Rick Hasen: “By the time President Donald Trump runs for reelection in 2020, he might be able to accept unlimited campaign contributions to support his bid, thanks to his nomination of Judge Brett Kavanaugh to the United States Supreme Court. Documents released ahead of Kavanaugh’s confirmation hearings this week that date from his time in George W. Bush’s White House reveal that the judge just might be ready to strike down what’s left of federal law limiting contributions to candidates, as a First Amendment violation. There are two cases heading to the Supreme Court that would allow him to do just that.

Randy Bryce (D), who is running the congressional seat being vacated by Speaker Paul Ryan’s seat, tweetsthat his opponent, Bryan Steil (R), “just released three minutes of silent B roll footage in hopes a right wing Super PAC would use it to make an ad for him.”

He adds: “They haven’t made one yet, so we made one for them.”

The HuffPost got a copy of the first album from Texas U.S. Senate candidate Beto O’Rourke’s punk band Foss and concludes, “It’s not bad at all.”

The recording came from former bandmate Cedric Bixler-Zavala who said he really stands behind O’Rourke: “I truly believe Beto to be the answer. He really gives a fuck.”

Texas Republicans mocked the cover of the album in a tweet last week.

Delaware politics from a liberal, progressive and Democratic perspective. Keep Delaware Blue.

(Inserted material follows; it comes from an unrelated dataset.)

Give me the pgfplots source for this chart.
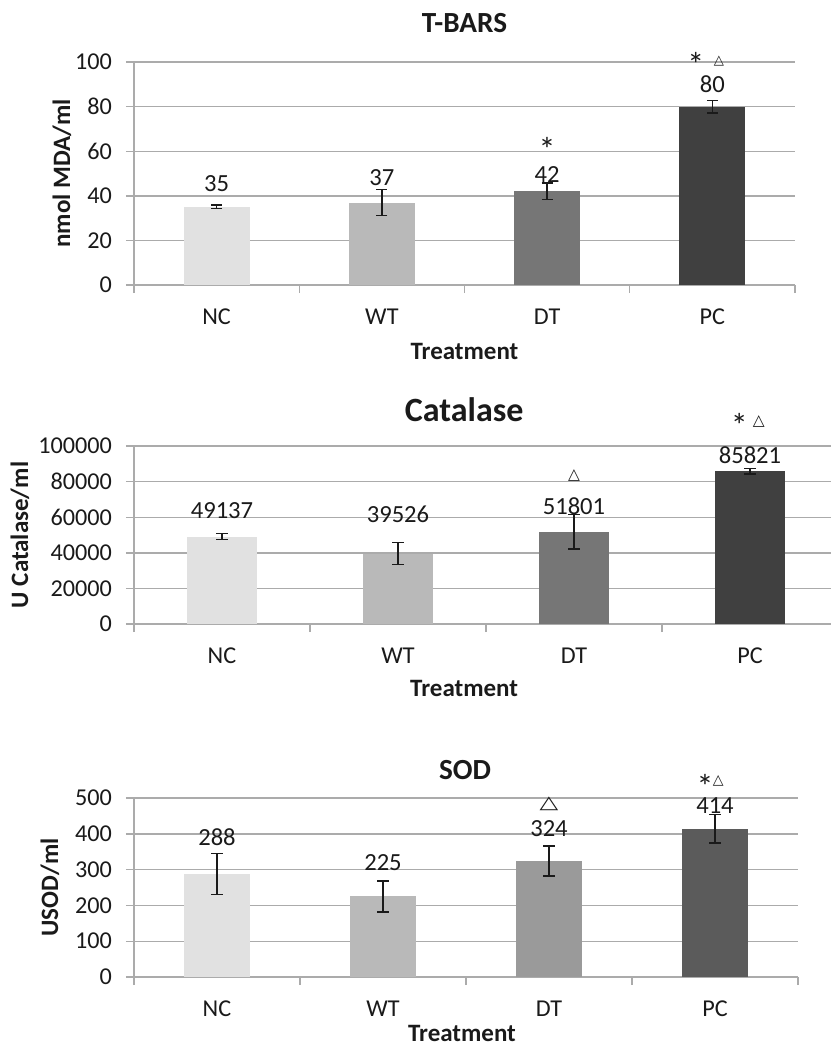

3 comments on “The Open Thread for September 5, 2018

  1. I have real TV this week and saw one MSNBC program last night that played parts of the Woodward call with the GRIFTUS. No wonder they don’t want this fool to appear before Mueller.

  2. Eye roll at Chuck Todd. While I agree with much of what he says, it doesn’t exactly sync up with his own behavior. My own beef with these guys is that facts and accountability all too often fall by the wayside for horserace reporting. The crazy both sides do it reporting has provided the GOP plenty of cover for breaking all of the china and it is remarkably late for Todd to be in this position.

    • Agree. It’s honestly like Todd was happy to play devil’s advocate for a decade and now he has found religion.

      Maybe he’s being honest, but he has been falling for bullshit since 2008, so it’s hard to tell.